Reproduce nothing but the lines from the start of the material through the line that includes "var FONT = 'Liberation", both ends included, and omit every picture.

+++

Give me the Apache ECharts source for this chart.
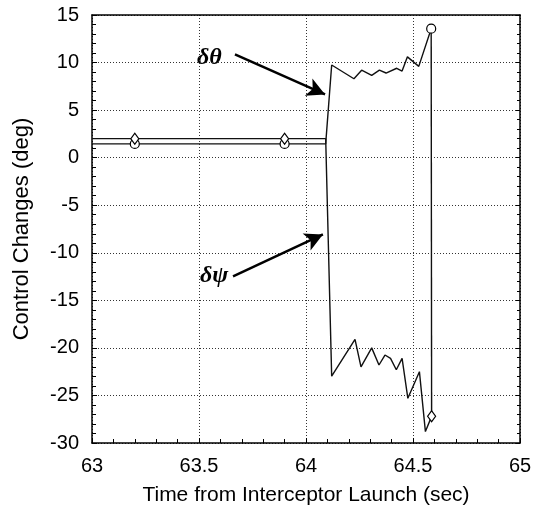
<!DOCTYPE html>
<html>
<head>
<meta charset="utf-8">
<script src="https://cdn.jsdelivr.net/npm/echarts@6/dist/echarts.min.js"></script>
<style>html,body{margin:0;padding:0;background:#fff;}#chart{width:537px;height:519px;}</style>
</head>
<body>
<div id="chart"></div>
<script>
// Data
var thetaTime = [63.0, 63.2, 63.9, 64.092, 64.12, 64.224, 64.26, 64.307, 64.343, 64.374, 64.424, 64.449, 64.474, 64.527, 64.585];
var thetaVal  = [1.45, 1.45, 1.45, 1.45, 9.74, 8.3, 9.2, 8.65, 9.2, 8.9, 9.4, 9.1, 10.6, 9.6, 13.56];
var psiTime = [63.0, 63.2, 63.9, 64.092, 64.12, 64.229, 64.257, 64.307, 64.341, 64.369, 64.395, 64.422, 64.449, 64.476, 64.53, 64.558, 64.587];
var psiVal  = [2.0, 2.0, 2.0, 2.0, -22.97, -19.1, -22.0, -20.0, -21.8, -20.75, -21.1, -22.3, -21.1, -25.3, -22.5, -28.8, -27.2];
var markerIdxTheta = [1, 2, 14];
var markerIdxPsi = [1, 2, 16];
var xTicks = [63, 63.5, 64, 64.5, 65];
var yTicks = [-30, -25, -20, -15, -10, -5, 0, 5, 10, 15];
var arrowTheta = [[63.668, 10.86], [64.089, 6.65]];
var arrowPsi = [[63.659, -12.48], [64.079, -8.07]];

var FONT = 'Liberation Sans, Arial, sans-serif';

function buildData(ts, vs, idx, sym, size) {
  return ts.map(function (t, i) {
    var item = { value: [t, vs[i]] };
    if (idx.indexOf(i) >= 0) { item.symbol = sym; item.symbolSize = size; }
    else { item.symbol = 'none'; }
    return item;
  });
}

var chart = echarts.init(document.getElementById('chart'));
var gridLine = { show: true, lineStyle: { color: '#333', type: [1, 2], width: 1 } };
chart.setOption({
  animation: false,
  backgroundColor: '#fff',
  grid: { left: 92, right: 17, top: 15, bottom: 76 },
  xAxis: [{
    type: 'value', min: xTicks[0], max: xTicks[xTicks.length - 1], interval: 0.5,
    name: 'Time from Interceptor Launch (sec)', nameLocation: 'middle', nameGap: 42,
    nameTextStyle: { fontFamily: FONT, fontSize: 21, color: '#000' },
    axisLine: { show: true, onZero: false, lineStyle: { color: '#000', width: 1.5 } },
    axisTick: { show: true, inside: true, length: 5, lineStyle: { color: '#000' } },
    minorTick: { show: true, splitNumber: 5, length: 4, lineStyle: { color: '#000' } },
    axisLabel: { fontFamily: FONT, fontSize: 20, color: '#000', margin: 13 },
    splitLine: gridLine
  }, {
    type: 'value', position: 'top', min: 63, max: 65,
    axisLine: { show: true, onZero: false, lineStyle: { color: '#000', width: 1.5 } },
    axisTick: { show: false }, axisLabel: { show: false }, splitLine: { show: false }
  }],
  yAxis: [{
    type: 'value', min: yTicks[0], max: yTicks[yTicks.length - 1], interval: 5,
    name: 'Control Changes (deg)', nameLocation: 'middle', nameGap: 59,
    nameTextStyle: { fontFamily: FONT, fontSize: 22, color: '#000' },
    axisLine: { show: true, onZero: false, lineStyle: { color: '#000', width: 1.5 } },
    axisTick: { show: true, inside: true, length: 5, lineStyle: { color: '#000' } },
    minorTick: { show: true, splitNumber: 5, length: 4, lineStyle: { color: '#000' } },
    axisLabel: { fontFamily: FONT, fontSize: 20, color: '#000', margin: 13 },
    splitLine: gridLine
  }, {
    type: 'value', position: 'right', min: -30, max: 15, interval: 5,
    axisLine: { show: true, onZero: false, lineStyle: { color: '#000', width: 1.5 } },
    axisTick: { show: true, inside: true, length: 4, lineStyle: { color: '#000' } },
    minorTick: { show: true, splitNumber: 5, length: 3, lineStyle: { color: '#000' } },
    axisLabel: { show: false }, splitLine: { show: false }
  }],
  series: [{
    name: 'δθ', type: 'line', showSymbol: true,
    data: buildData(thetaTime, thetaVal, markerIdxTheta, 'circle', 9),
    lineStyle: { color: '#111', width: 1.4 },
    itemStyle: { color: '#fff', borderColor: '#000', borderWidth: 1.2 },
    z: 3,
    markLine: {
      silent: true, symbol: ['none', 'arrow'], symbolSize: [14, 18],
      lineStyle: { color: '#000', width: 2.5, type: 'solid' },
      label: { show: false },
      data: [[{ coord: arrowTheta[0] }, { coord: arrowTheta[1] }]]
    }
  }, {
    name: 'δψ', type: 'line', showSymbol: true,
    data: buildData(psiTime, psiVal, markerIdxPsi, 'diamond', [8, 11]),
    lineStyle: { color: '#111', width: 1.4 },
    itemStyle: { color: '#fff', borderColor: '#000', borderWidth: 1.2 },
    z: 4,
    markLine: {
      silent: true, symbol: ['none', 'arrow'], symbolSize: [14, 18],
      lineStyle: { color: '#000', width: 2.5, type: 'solid' },
      label: { show: false },
      data: [[{ coord: arrowPsi[0] }, { coord: arrowPsi[1] }]]
    }
  }, {
    name: 'link', type: 'line', showSymbol: false, symbol: 'none',
    data: [[thetaTime[thetaTime.length - 1], thetaVal[thetaVal.length - 1]],
           [psiTime[psiTime.length - 1], psiVal[psiVal.length - 1]]],
    lineStyle: { color: '#111', width: 1.4 }, z: 2
  }],
  graphic: [
    { type: 'text', left: 197, top: 46, style: { text: 'δθ', font: 'italic bold 24px "Liberation Serif", serif', fill: '#000' } },
    { type: 'text', left: 200, top: 264, style: { text: 'δψ', font: 'italic bold 24px "Liberation Serif", serif', fill: '#000' } }
  ]
});
</script>
</body>
</html>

+++

#### Answer to the problem
Give me the Apache ECharts source for this chart.
<!DOCTYPE html>
<html>
<head>
<meta charset="utf-8">
<script src="https://cdn.jsdelivr.net/npm/echarts@6/dist/echarts.min.js"></script>
<style>html,body{margin:0;padding:0;background:#fff;}#chart{width:537px;height:519px;}</style>
</head>
<body>
<div id="chart"></div>
<script>
// Data
var thetaTime = [63.0, 63.2, 63.9, 64.092, 64.12, 64.224, 64.26, 64.307, 64.343, 64.374, 64.424, 64.449, 64.474, 64.527, 64.585];
var thetaVal  = [1.45, 1.45, 1.45, 1.45, 9.74, 8.3, 9.2, 8.65, 9.2, 8.9, 9.4, 9.1, 10.6, 9.6, 13.56];
var psiTime = [63.0, 63.2, 63.9, 64.092, 64.12, 64.229, 64.257, 64.307, 64.341, 64.369, 64.395, 64.422, 64.449, 64.476, 64.53, 64.558, 64.587];
var psiVal  = [2.0, 2.0, 2.0, 2.0, -22.97, -19.1, -22.0, -20.0, -21.8, -20.75, -21.1, -22.3, -21.1, -25.3, -22.5, -28.8, -27.2];
var markerIdxTheta = [1, 2, 14];
var markerIdxPsi = [1, 2, 16];
var xTicks = [63, 63.5, 64, 64.5, 65];
var yTicks = [-30, -25, -20, -15, -10, -5, 0, 5, 10, 15];
var arrowTheta = [[63.668, 10.86], [64.089, 6.65]];
var arrowPsi = [[63.659, -12.48], [64.079, -8.07]];

var FONT = 'Liberation Sans, Arial, sans-serif';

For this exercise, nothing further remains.